SET TASK: Skip the pictures. Reproduce all other material exactly.
--- BEGIN ---
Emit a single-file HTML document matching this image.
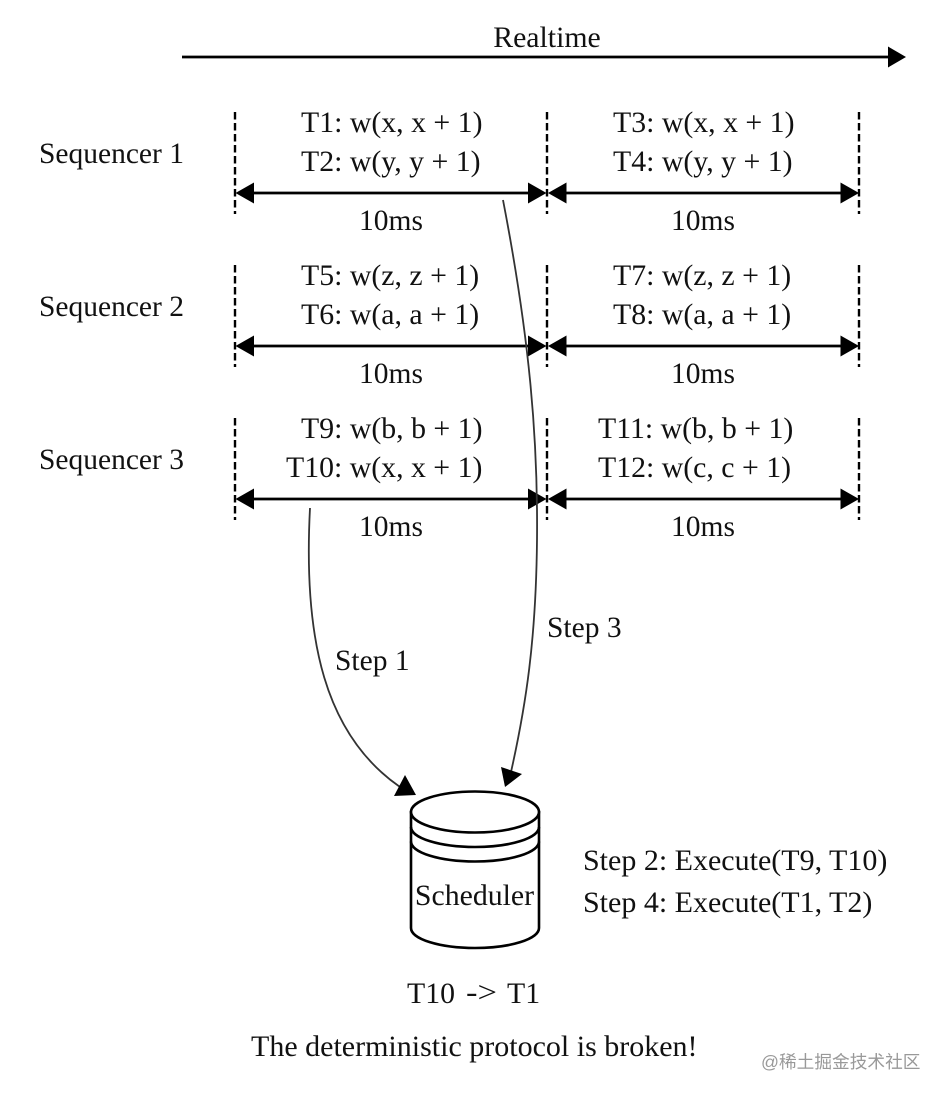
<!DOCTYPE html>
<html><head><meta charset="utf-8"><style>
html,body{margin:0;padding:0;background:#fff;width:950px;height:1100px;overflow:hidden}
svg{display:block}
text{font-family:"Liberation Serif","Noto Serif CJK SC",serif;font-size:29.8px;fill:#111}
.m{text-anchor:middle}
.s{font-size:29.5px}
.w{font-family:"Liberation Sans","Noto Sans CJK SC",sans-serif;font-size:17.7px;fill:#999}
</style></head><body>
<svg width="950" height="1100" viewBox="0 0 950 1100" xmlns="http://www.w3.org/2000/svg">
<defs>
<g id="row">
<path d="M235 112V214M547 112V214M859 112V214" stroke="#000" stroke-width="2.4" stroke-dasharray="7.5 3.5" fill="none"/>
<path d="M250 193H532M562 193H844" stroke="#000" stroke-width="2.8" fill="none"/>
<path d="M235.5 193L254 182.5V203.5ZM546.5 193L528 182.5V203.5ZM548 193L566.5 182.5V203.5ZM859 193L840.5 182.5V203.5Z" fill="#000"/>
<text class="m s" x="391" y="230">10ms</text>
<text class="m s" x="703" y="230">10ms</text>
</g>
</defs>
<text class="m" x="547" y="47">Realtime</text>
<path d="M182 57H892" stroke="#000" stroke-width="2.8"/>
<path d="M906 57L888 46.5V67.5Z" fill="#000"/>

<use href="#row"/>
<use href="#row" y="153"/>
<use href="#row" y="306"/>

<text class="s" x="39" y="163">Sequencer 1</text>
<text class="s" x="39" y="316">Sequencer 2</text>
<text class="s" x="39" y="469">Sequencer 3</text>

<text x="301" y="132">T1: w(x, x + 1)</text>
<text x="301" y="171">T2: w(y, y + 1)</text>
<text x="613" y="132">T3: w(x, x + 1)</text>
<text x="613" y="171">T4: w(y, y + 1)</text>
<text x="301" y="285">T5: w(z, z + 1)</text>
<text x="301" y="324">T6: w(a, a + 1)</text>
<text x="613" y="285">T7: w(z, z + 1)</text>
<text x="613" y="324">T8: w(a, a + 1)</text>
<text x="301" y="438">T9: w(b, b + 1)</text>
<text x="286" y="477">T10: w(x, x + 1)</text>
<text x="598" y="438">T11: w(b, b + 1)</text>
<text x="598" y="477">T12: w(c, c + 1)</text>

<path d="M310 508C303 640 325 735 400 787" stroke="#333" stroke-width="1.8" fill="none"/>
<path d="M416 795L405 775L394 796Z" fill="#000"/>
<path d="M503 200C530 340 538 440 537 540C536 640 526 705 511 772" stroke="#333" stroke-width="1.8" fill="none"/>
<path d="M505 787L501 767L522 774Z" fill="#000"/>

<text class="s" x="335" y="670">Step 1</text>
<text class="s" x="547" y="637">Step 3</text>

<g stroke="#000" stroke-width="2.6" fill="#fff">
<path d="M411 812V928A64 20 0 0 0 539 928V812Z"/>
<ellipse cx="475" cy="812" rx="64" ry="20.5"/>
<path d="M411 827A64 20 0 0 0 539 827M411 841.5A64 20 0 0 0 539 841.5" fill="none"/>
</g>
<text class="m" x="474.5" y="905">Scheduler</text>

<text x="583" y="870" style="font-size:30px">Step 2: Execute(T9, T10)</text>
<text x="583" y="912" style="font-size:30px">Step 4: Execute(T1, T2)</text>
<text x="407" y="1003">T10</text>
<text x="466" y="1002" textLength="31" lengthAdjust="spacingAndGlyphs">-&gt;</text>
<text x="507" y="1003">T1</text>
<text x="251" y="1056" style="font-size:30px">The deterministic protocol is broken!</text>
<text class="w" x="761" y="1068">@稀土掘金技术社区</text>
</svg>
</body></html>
--- END ---
SOLVED PROBLEM:
Emit a single-file HTML document matching this image.
<!DOCTYPE html>
<html><head><meta charset="utf-8"><style>
html,body{margin:0;padding:0;background:#fff;width:950px;height:1100px;overflow:hidden}
svg{display:block}
text{font-family:"Liberation Serif","Noto Serif CJK SC",serif;font-size:29.8px;fill:#111}
.m{text-anchor:middle}
.s{font-size:29.5px}
.w{font-family:"Liberation Sans","Noto Sans CJK SC",sans-serif;font-size:17.7px;fill:#999}
</style></head><body>
<svg width="950" height="1100" viewBox="0 0 950 1100" xmlns="http://www.w3.org/2000/svg">
<defs>
<g id="row">
<path d="M235 112V214M547 112V214M859 112V214" stroke="#000" stroke-width="2.4" stroke-dasharray="7.5 3.5" fill="none"/>
<path d="M250 193H532M562 193H844" stroke="#000" stroke-width="2.8" fill="none"/>
<path d="M235.5 193L254 182.5V203.5ZM546.5 193L528 182.5V203.5ZM548 193L566.5 182.5V203.5ZM859 193L840.5 182.5V203.5Z" fill="#000"/>
<text class="m s" x="391" y="230">10ms</text>
<text class="m s" x="703" y="230">10ms</text>
</g>
</defs>
<text class="m" x="547" y="47">Realtime</text>
<path d="M182 57H892" stroke="#000" stroke-width="2.8"/>
<path d="M906 57L888 46.5V67.5Z" fill="#000"/>

<use href="#row"/>
<use href="#row" y="153"/>
<use href="#row" y="306"/>

<text class="s" x="39" y="163">Sequencer 1</text>
<text class="s" x="39" y="316">Sequencer 2</text>
<text class="s" x="39" y="469">Sequencer 3</text>

<text x="301" y="132">T1: w(x, x + 1)</text>
<text x="301" y="171">T2: w(y, y + 1)</text>
<text x="613" y="132">T3: w(x, x + 1)</text>
<text x="613" y="171">T4: w(y, y + 1)</text>
<text x="301" y="285">T5: w(z, z + 1)</text>
<text x="301" y="324">T6: w(a, a + 1)</text>
<text x="613" y="285">T7: w(z, z + 1)</text>
<text x="613" y="324">T8: w(a, a + 1)</text>
<text x="301" y="438">T9: w(b, b + 1)</text>
<text x="286" y="477">T10: w(x, x + 1)</text>
<text x="598" y="438">T11: w(b, b + 1)</text>
<text x="598" y="477">T12: w(c, c + 1)</text>

<path d="M310 508C303 640 325 735 400 787" stroke="#333" stroke-width="1.8" fill="none"/>
<path d="M416 795L405 775L394 796Z" fill="#000"/>
<path d="M503 200C530 340 538 440 537 540C536 640 526 705 511 772" stroke="#333" stroke-width="1.8" fill="none"/>
<path d="M505 787L501 767L522 774Z" fill="#000"/>

<text class="s" x="335" y="670">Step 1</text>
<text class="s" x="547" y="637">Step 3</text>

<g stroke="#000" stroke-width="2.6" fill="#fff">
<path d="M411 812V928A64 20 0 0 0 539 928V812Z"/>
<ellipse cx="475" cy="812" rx="64" ry="20.5"/>
<path d="M411 827A64 20 0 0 0 539 827M411 841.5A64 20 0 0 0 539 841.5" fill="none"/>
</g>
<text class="m" x="474.5" y="905">Scheduler</text>

<text x="583" y="870" style="font-size:30px">Step 2: Execute(T9, T10)</text>
<text x="583" y="912" style="font-size:30px">Step 4: Execute(T1, T2)</text>
<text x="407" y="1003">T10</text>
<text x="466" y="1002" textLength="31" lengthAdjust="spacingAndGlyphs">-&gt;</text>
<text x="507" y="1003">T1</text>
<text x="251" y="1056" style="font-size:30px">The deterministic protocol is broken!</text>
<text class="w" x="761" y="1068">@稀土掘金技术社区</text>
</svg>
</body></html>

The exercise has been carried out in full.